The residual ACF and PACF all look fine too. So it seems like we have arrived at the final model? Not really. If you look the output from fit2, we see that the one coefficient in ARMA(1,2) is not significant, that is, \(\theta_1\). Its estimate is less than twice of the standard error. Therefore, we can further simplify the model by suppressing \(\theta_1=0\). Here is the code for doing this regularization.
##
## Call:
## arima(x = case2, order = c(1, 0, 2), fixed = c(NA, 0, NA, NA))
##
## Coefficients:
## ar1 ma1 ma2 intercept
## 0.7376 0 0.3414 6.0207
## s.e. 0.0770 0 0.1064 0.3319
##
## sigma^2 estimated as 0.4412: log likelihood = -101.67, aic = 211.34As we can see all coefficients are significant. The residual below look fine too.
So our final model is ARMA(1,2) with \(\theta_1=0\).

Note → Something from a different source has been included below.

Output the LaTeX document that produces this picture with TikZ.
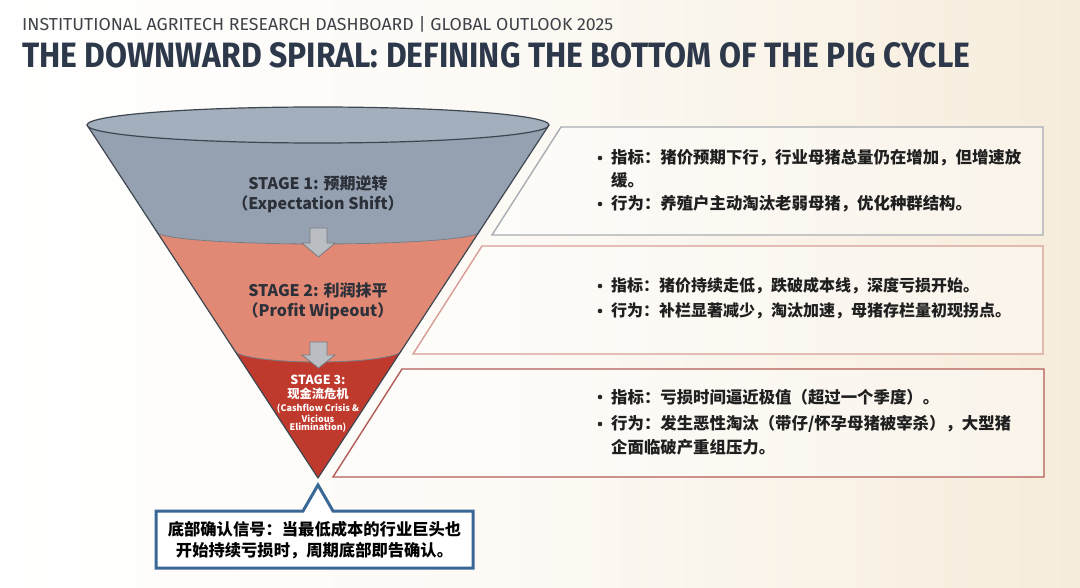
\documentclass[tikz,border=0pt]{standalone}
\usepackage{fontspec}
\usepackage{graphicx}
\newfontfamily\cjk{Noto Sans CJK SC}
\newfontfamily\hdr{Fira Sans}
\definecolor{bgcream}{RGB}{246,236,219}
\definecolor{navy}{RGB}{45,57,74}
\definecolor{hdrgray}{RGB}{62,66,72}
\definecolor{txtdark}{RGB}{44,48,56}
\definecolor{gtop}{RGB}{163,175,188}
\definecolor{gbody}{RGB}{149,161,177}
\definecolor{salmon}{RGB}{226,137,118}
\definecolor{crimson}{RGB}{192,57,45}
\definecolor{outl}{RGB}{62,70,80}
\definecolor{arrfill}{RGB}{186,189,193}
\definecolor{arrline}{RGB}{118,123,130}
\definecolor{pone}{RGB}{168,173,179}
\definecolor{ptwo}{RGB}{214,158,148}
\definecolor{pthree}{RGB}{178,92,86}
\definecolor{callblue}{RGB}{58,104,150}
\begin{document}
\begin{tikzpicture}[x=1pt,y=-1pt,
  stagetxt/.style={font=\cjk\bfseries\fontsize{16}{19}\selectfont, text=txtdark, align=center, inner sep=0pt},
  smalltxt/.style={font=\cjk\bfseries\fontsize{9}{10}\selectfont, text=white, align=center, inner sep=0pt},
  bul/.style={circle, fill=black!85, inner sep=0pt, minimum size=4.6pt},
  ptxt/.style={font=\cjk\bfseries\fontsize{16.4}{20}\selectfont, text=black!88, anchor=west, inner sep=0pt},
  panelbox/.style={fill=white, fill opacity=0.4, line width=1.4pt},
  blockarrow/.style={fill=arrfill, draw=arrline, line width=0.8pt, line join=miter},
  calltxt/.style={font=\cjk\bfseries\fontsize{16.3}{20}\selectfont, text=black, inner sep=0pt}
]
\useasboundingbox (0,0) rectangle (1080,588);
% background
\fill[left color=white, right color=bgcream, middle color=white!70!bgcream] (0,0) rectangle (1080,588);

% header
\node[anchor=base west, inner sep=0pt, text=hdrgray] (hdr) at (22,31)
  {\resizebox{591pt}{14pt}{\hdr INSTITUTIONAL AGRITECH RESEARCH DASHBOARD | GLOBAL OUTLOOK 2025}};
\node[anchor=base west, inner sep=0pt, text=navy] (title) at (22,68)
  {\resizebox{948pt}{25pt}{\hdr\bfseries THE DOWNWARD SPIRAL: DEFINING THE BOTTOM OF THE PIG CYCLE}};

% right panels
\draw[panelbox, draw=pone] (561,127) -- (1043,127) -- (1043,235) -- (492,235) -- cycle;
\draw[panelbox, draw=ptwo] (482,246) -- (1043,246) -- (1043,354) -- (413,354) -- cycle;
\draw[panelbox, draw=pthree] (402,369) -- (1044,369) -- (1044,477) -- (333,477) -- cycle;

% funnel stage 1 body
\fill[gbody] (87,125) -- (157,232) arc[start angle=180, end angle=0, x radius=161, y radius=12] -- (549,125) -- cycle;
% stage 2
\fill[salmon] (157,232) arc[start angle=180, end angle=0, x radius=161, y radius=12]
  -- (401.8,350) arc[start angle=0, end angle=180, x radius=83.8, y radius=12] -- cycle;
% stage 3
\fill[crimson] (234.2,350) arc[start angle=180, end angle=0, x radius=83.8, y radius=12] -- (318,478) -- cycle;
% boundaries
\draw[outl!70, line width=0.8pt] (157,232) arc[start angle=180, end angle=0, x radius=161, y radius=12];
\draw[outl!70, line width=0.8pt] (234.2,350) arc[start angle=180, end angle=0, x radius=83.8, y radius=12];
% outline of cone
\draw[outl, line width=1.2pt, line join=round] (87,125) -- (318,478) -- (549,125);
% top ellipse
\draw[fill=gtop, draw=outl, line width=1.2pt] (318,125) ellipse[x radius=231, y radius=18];

% block arrows
\draw[blockarrow] (310,228) -- (327,228) -- (327,243) -- (335,243) -- (318.5,257) -- (302,243) -- (310,243) -- cycle;
\draw[blockarrow] (310,342) -- (327,342) -- (327,355) -- (335,355) -- (318.5,368) -- (302,355) -- (310,355) -- cycle;

% stage labels
\node[stagetxt] (s1a) at (318,183) {STAGE 1: 预期逆转};
\node[stagetxt] (s1b) at (318,204) {（Expectation Shift）};
\node[stagetxt] (s2a) at (318,290) {STAGE 2: 利润抹平};
\node[stagetxt] (s2b) at (318,311) {（Profit Wipeout）};
\node[stagetxt, text=white, font=\cjk\bfseries\fontsize{12.5}{14}\selectfont] (s3a) at (318,380) {STAGE 3:};
\node[stagetxt, text=white, font=\cjk\bfseries\fontsize{12.3}{14}\selectfont] (s3b) at (318,394) {现金流危机};
\node[smalltxt] (s3c) at (318,409) {(Cashflow Crisis \&};
\node[smalltxt] (s3d) at (318,418.5) {Vicious};
\node[smalltxt] (s3e) at (318,428) {Elimination)};

% callout
\draw[fill=white, draw=callblue, line width=3pt, line join=miter] (156,511) -- (303,511) -- (318,485) -- (333,511) -- (473,511) -- (473,568) -- (156,568) -- cycle;
\node[calltxt] (c1) at (314.5,529) {底部确认信号：当最低成本的行业巨头也};
\node[calltxt] (c2) at (314.5,551) {开始持续亏损时，周期底部即告确认。};

% panel 1 text
\node[bul] (p1b1) at (600,158) {};
\node[ptxt] (p1l1) at (611,158) {指标：猪价预期下行，行业母猪总量仍在增加，但增速放};
\node[ptxt] (p1l2) at (611,180) {缓。};
\node[bul] (p1b2) at (600,204) {};
\node[ptxt] (p1l3) at (611,204) {行为：养殖户主动淘汰老弱母猪，优化种群结构。};

% panel 2 text
\node[bul] (p2b1) at (600,286) {};
\node[ptxt, font=\cjk\bfseries\fontsize{16}{20}\selectfont] (p2l1) at (611,286) {指标：猪价持续走低，跌破成本线，深度亏损开始。};
\node[bul] (p2b2) at (600,311) {};
\node[ptxt, font=\cjk\bfseries\fontsize{16}{20}\selectfont] (p2l2) at (611,311) {行为：补栏显著减少，淘汰加速，母猪存栏量初现拐点。};

% panel 3 text
\node[bul] (p3b1) at (600,397) {};
\node[ptxt] (p3l1) at (611,397) {指标：亏损时间逼近极值（超过一个季度）。};
\node[bul] (p3b2) at (600,424) {};
\node[ptxt] (p3l2) at (611,424) {行为：发生恶性淘汰（带仔/怀孕母猪被宰杀），大型猪};
\node[ptxt] (p3l3) at (611,447) {企面临破产重组压力。};
\end{tikzpicture}
\end{document}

In fact, if we recall the ACF of MA(2) with \(\theta_1=0\) at lag of 1 is \(\rho_1 = \frac{-\theta_1+\theta_1 \theta_2}{1+\theta_1^2 + \theta_2^2} = 0\), we have
n=20000
ts1=arima.sim(n = n, list(ma = c(0, 0.5)), sd = 1)
par(mfrow=c(1,2))
acf(ts1,ylim=c(-1,1),lag.max=10)
pacf(ts1,ylim=c(-1,1),lag.max=10)
Our final model is
\[\begin{align*} (1 - \phi_{01} B ) (Z_t - \mu) &= (1 - \theta_{1} B - \theta_{2} B^2) a_t\\ (1 - 0.7376 B ) (Z_t - 6.0207) &= (1 - 0 B - 0.3414 B^2) a_t\\ (1 - 0.7376 B ) (Z_t - 6.0207) &= (1 - 0.3414 B^2) a_t \end{align*}\] where \(a_t \sim N(0,\sigma^2_a=0.4412)\).